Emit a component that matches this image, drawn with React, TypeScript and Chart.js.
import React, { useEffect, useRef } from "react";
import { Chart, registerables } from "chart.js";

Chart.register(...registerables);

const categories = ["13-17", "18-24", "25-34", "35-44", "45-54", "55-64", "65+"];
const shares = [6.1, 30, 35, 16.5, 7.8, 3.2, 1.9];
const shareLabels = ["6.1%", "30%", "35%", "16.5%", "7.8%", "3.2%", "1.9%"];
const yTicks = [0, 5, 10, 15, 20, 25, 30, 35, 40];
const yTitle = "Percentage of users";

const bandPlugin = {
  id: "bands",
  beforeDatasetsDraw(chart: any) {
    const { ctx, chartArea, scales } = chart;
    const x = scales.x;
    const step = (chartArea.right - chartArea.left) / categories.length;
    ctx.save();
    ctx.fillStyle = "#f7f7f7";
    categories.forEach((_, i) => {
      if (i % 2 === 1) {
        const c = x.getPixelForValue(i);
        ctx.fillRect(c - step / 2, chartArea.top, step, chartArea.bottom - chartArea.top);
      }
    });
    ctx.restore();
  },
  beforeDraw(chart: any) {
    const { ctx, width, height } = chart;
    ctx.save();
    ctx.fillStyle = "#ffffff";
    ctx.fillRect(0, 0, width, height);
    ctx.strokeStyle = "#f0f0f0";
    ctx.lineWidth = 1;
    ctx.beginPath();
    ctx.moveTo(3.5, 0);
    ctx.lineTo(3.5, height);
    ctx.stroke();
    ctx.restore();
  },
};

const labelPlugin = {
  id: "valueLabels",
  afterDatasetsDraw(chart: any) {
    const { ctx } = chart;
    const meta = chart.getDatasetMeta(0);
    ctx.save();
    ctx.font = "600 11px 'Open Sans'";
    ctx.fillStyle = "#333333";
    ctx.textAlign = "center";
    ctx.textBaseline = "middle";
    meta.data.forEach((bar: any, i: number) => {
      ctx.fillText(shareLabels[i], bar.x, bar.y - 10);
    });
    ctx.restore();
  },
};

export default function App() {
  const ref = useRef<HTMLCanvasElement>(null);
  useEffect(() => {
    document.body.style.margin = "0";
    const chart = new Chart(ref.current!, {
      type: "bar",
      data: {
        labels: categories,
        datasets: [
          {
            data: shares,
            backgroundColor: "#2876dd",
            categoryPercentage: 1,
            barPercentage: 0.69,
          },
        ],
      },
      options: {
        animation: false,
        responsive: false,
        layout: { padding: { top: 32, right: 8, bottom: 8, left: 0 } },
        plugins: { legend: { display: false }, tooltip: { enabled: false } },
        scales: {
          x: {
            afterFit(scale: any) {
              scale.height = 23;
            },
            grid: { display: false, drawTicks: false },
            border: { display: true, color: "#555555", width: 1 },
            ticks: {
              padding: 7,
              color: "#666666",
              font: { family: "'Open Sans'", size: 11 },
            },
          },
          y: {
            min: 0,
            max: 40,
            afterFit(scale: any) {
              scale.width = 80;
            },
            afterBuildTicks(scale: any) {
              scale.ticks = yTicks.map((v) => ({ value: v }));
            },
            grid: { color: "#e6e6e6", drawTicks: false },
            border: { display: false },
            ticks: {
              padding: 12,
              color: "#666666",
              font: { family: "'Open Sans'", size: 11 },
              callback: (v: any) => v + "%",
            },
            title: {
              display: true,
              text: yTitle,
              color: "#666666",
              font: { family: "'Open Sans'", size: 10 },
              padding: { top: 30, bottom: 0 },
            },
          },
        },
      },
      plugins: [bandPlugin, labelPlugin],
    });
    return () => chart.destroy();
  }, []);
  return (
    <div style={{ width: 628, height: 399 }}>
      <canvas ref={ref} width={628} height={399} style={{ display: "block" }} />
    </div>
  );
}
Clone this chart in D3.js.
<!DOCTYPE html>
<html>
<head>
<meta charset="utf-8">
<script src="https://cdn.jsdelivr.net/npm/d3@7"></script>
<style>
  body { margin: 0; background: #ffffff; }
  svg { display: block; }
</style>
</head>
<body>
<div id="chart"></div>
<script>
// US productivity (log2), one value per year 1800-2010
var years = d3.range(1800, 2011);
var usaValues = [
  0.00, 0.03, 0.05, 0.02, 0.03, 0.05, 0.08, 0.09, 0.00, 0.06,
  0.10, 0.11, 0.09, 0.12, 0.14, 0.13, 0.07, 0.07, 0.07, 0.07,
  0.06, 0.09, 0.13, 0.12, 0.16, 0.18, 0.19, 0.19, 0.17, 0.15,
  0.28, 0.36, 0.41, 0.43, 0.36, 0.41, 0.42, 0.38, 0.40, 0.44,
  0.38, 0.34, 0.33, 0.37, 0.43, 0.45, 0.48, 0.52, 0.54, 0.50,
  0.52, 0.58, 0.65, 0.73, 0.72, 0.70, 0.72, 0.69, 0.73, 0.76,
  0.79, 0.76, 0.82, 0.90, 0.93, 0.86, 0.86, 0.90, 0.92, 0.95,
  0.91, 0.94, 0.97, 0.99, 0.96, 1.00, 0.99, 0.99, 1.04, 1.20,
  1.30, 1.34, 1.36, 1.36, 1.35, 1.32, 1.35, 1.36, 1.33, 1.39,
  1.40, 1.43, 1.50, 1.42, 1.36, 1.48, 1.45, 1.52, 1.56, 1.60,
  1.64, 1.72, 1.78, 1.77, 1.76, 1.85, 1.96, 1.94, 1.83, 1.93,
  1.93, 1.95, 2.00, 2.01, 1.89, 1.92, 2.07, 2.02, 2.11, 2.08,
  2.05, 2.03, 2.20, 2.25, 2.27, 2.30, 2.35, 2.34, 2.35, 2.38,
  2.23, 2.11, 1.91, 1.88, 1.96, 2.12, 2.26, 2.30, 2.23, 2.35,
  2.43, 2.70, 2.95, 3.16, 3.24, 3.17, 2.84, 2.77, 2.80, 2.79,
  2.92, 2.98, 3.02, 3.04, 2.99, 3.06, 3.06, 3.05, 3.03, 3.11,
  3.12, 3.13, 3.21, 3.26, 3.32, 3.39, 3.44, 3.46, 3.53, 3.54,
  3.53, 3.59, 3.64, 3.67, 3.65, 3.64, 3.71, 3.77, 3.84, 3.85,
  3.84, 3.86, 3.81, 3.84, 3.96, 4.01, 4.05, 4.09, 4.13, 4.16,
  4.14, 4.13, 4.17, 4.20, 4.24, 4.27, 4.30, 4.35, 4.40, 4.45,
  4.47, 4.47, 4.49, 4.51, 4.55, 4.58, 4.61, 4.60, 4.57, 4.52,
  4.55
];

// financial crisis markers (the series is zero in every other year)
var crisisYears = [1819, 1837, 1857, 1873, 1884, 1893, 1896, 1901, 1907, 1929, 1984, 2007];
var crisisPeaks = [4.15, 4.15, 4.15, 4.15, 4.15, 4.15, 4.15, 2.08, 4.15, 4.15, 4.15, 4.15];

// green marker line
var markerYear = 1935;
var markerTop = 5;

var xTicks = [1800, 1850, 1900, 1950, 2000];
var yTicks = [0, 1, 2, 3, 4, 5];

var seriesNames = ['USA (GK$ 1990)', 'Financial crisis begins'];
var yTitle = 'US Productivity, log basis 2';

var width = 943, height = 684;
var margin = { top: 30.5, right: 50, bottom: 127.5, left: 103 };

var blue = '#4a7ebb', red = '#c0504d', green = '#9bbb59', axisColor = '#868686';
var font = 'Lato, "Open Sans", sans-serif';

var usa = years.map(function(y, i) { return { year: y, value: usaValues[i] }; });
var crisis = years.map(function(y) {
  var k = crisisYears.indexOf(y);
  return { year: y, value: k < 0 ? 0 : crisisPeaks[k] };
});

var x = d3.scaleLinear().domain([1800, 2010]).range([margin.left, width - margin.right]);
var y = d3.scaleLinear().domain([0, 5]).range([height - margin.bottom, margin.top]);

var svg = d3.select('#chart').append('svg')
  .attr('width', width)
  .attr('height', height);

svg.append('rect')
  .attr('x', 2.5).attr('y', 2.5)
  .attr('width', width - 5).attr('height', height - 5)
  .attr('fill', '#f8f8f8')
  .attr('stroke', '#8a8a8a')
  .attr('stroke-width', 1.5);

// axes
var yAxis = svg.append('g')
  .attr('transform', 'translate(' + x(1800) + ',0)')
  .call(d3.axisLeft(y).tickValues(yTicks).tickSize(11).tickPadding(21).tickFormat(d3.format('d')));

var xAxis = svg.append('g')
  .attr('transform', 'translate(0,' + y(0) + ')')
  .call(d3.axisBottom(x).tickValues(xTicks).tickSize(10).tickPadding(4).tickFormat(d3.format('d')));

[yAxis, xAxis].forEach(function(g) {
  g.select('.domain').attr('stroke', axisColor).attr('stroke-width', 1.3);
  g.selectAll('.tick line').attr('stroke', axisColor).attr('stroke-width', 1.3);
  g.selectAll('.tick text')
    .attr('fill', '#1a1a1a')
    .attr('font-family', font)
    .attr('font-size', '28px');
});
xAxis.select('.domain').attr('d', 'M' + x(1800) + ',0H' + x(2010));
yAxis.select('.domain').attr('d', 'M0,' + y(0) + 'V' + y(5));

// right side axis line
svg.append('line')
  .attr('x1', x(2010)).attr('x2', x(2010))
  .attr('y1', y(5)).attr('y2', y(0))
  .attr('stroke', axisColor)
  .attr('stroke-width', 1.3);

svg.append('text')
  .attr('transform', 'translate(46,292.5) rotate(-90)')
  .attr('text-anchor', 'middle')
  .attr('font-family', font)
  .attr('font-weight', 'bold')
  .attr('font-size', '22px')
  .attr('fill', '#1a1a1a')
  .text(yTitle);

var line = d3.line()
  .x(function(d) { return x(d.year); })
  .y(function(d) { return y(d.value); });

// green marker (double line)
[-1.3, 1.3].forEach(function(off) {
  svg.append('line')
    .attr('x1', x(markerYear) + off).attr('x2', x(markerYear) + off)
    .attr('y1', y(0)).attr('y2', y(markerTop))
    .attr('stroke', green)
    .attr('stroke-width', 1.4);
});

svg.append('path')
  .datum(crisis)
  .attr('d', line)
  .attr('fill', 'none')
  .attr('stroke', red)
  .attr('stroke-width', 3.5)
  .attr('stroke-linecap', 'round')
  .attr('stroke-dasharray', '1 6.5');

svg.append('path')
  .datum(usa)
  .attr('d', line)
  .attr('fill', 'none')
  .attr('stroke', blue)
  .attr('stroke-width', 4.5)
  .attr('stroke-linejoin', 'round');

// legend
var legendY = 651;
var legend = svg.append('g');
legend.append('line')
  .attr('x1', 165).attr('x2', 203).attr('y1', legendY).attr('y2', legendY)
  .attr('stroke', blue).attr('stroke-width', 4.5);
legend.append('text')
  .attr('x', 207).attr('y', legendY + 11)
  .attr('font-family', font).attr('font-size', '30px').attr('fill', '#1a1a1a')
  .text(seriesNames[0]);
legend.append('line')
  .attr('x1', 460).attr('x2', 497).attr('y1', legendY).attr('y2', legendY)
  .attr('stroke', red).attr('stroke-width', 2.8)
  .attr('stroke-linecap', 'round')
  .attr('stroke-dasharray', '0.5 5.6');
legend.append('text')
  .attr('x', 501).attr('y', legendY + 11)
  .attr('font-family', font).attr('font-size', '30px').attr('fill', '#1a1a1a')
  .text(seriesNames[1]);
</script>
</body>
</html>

### Requirement
From the first line above through the line that contains "Chart.register(...registerables);", quote each line exactly. Output nothing more.

### Answer
Emit a component that matches this image, drawn with React, TypeScript and Chart.js.
import React, { useEffect, useRef } from "react";
import { Chart, registerables } from "chart.js";

Chart.register(...registerables);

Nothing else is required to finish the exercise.